Short task: Emit a verbatim copy of the lines below from the line with "Emit a LaTeX" through the line with "(top) at (479,14);", excluding pictures and everything outside that range.

--- START ---

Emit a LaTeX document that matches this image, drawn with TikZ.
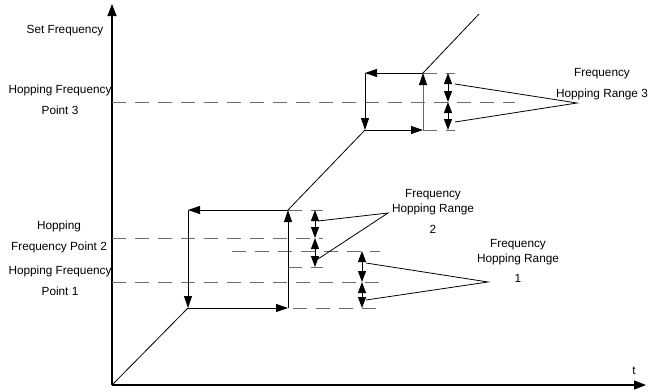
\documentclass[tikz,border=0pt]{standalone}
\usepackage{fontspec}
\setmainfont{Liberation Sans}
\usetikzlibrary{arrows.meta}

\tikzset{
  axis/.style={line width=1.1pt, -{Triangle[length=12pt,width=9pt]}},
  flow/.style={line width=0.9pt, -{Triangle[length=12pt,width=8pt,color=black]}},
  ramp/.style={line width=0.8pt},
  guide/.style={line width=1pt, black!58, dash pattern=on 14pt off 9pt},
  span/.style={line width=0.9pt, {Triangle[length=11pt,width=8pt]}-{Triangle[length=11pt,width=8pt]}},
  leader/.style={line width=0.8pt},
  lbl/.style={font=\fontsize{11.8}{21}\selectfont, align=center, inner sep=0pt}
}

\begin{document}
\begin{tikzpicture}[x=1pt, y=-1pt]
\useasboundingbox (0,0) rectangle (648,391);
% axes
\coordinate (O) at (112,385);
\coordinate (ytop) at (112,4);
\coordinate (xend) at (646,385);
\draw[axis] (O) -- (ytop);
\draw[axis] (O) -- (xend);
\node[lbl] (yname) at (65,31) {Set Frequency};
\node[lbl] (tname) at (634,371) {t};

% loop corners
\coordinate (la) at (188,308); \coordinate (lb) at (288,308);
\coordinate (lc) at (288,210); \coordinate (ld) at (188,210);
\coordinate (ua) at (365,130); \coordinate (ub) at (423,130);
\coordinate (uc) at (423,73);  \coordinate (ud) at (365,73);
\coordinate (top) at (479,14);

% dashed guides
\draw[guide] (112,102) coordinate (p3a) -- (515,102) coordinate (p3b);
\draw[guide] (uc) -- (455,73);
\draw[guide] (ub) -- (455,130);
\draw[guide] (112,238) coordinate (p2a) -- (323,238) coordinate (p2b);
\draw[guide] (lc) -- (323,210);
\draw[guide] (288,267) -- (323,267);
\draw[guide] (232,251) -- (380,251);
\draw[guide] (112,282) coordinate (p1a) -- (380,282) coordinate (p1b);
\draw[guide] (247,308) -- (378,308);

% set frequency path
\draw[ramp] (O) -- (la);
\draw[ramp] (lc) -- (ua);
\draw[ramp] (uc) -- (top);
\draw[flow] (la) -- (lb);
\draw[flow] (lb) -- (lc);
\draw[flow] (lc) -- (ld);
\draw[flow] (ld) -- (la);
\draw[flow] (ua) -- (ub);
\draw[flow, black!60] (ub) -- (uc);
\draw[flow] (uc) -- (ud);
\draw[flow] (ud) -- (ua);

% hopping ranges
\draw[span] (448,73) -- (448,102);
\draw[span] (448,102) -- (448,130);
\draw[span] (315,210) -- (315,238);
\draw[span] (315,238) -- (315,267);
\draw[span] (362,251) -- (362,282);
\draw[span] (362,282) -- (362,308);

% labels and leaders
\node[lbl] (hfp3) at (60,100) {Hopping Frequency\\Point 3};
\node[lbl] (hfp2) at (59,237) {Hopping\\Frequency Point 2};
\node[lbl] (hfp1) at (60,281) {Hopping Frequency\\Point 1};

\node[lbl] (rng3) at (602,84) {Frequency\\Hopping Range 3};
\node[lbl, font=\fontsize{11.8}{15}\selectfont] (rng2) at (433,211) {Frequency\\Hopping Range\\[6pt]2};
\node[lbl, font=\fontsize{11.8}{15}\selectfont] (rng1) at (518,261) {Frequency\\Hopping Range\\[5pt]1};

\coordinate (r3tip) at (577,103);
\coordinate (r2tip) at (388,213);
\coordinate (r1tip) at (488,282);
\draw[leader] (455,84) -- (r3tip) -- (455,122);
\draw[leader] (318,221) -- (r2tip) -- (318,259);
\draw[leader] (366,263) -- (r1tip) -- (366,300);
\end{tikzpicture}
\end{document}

--- END ---
--- START ---

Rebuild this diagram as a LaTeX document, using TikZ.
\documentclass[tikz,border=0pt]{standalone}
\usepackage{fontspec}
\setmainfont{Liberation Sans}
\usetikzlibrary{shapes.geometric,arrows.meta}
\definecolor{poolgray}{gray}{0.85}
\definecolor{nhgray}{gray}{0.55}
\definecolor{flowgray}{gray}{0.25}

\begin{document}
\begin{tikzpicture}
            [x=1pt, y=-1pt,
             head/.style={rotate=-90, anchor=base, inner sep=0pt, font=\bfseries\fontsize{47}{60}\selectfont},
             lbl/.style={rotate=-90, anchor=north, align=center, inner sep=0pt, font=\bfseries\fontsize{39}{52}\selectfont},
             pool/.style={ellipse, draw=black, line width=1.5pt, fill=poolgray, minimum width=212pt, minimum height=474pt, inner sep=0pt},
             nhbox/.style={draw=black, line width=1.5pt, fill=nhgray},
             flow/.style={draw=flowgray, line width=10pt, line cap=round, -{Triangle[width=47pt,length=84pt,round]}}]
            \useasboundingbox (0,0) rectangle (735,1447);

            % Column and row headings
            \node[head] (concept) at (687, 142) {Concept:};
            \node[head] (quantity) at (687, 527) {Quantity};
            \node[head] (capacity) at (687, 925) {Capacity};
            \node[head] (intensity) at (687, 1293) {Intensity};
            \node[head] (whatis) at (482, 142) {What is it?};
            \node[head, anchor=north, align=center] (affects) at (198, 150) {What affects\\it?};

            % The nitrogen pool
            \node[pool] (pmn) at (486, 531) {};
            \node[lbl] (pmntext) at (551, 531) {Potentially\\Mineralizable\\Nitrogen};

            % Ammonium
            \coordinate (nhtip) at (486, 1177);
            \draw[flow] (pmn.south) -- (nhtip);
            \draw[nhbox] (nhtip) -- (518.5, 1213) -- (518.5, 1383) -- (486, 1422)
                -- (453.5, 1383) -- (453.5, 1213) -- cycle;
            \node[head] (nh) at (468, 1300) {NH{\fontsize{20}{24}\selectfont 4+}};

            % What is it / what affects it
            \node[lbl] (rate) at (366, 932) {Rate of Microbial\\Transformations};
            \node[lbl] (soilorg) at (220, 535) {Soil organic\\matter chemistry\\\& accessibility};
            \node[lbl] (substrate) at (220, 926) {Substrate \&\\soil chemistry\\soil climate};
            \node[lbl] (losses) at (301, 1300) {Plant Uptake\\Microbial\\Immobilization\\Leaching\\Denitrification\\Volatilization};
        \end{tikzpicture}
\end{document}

--- END ---

Output for this exercise:
Emit a LaTeX document that matches this image, drawn with TikZ.
\documentclass[tikz,border=0pt]{standalone}
\usepackage{fontspec}
\setmainfont{Liberation Sans}
\usetikzlibrary{arrows.meta}

\tikzset{
  axis/.style={line width=1.1pt, -{Triangle[length=12pt,width=9pt]}},
  flow/.style={line width=0.9pt, -{Triangle[length=12pt,width=8pt,color=black]}},
  ramp/.style={line width=0.8pt},
  guide/.style={line width=1pt, black!58, dash pattern=on 14pt off 9pt},
  span/.style={line width=0.9pt, {Triangle[length=11pt,width=8pt]}-{Triangle[length=11pt,width=8pt]}},
  leader/.style={line width=0.8pt},
  lbl/.style={font=\fontsize{11.8}{21}\selectfont, align=center, inner sep=0pt}
}

\begin{document}
\begin{tikzpicture}[x=1pt, y=-1pt]
\useasboundingbox (0,0) rectangle (648,391);
% axes
\coordinate (O) at (112,385);
\coordinate (ytop) at (112,4);
\coordinate (xend) at (646,385);
\draw[axis] (O) -- (ytop);
\draw[axis] (O) -- (xend);
\node[lbl] (yname) at (65,31) {Set Frequency};
\node[lbl] (tname) at (634,371) {t};

% loop corners
\coordinate (la) at (188,308); \coordinate (lb) at (288,308);
\coordinate (lc) at (288,210); \coordinate (ld) at (188,210);
\coordinate (ua) at (365,130); \coordinate (ub) at (423,130);
\coordinate (uc) at (423,73);  \coordinate (ud) at (365,73);
\coordinate (top) at (479,14);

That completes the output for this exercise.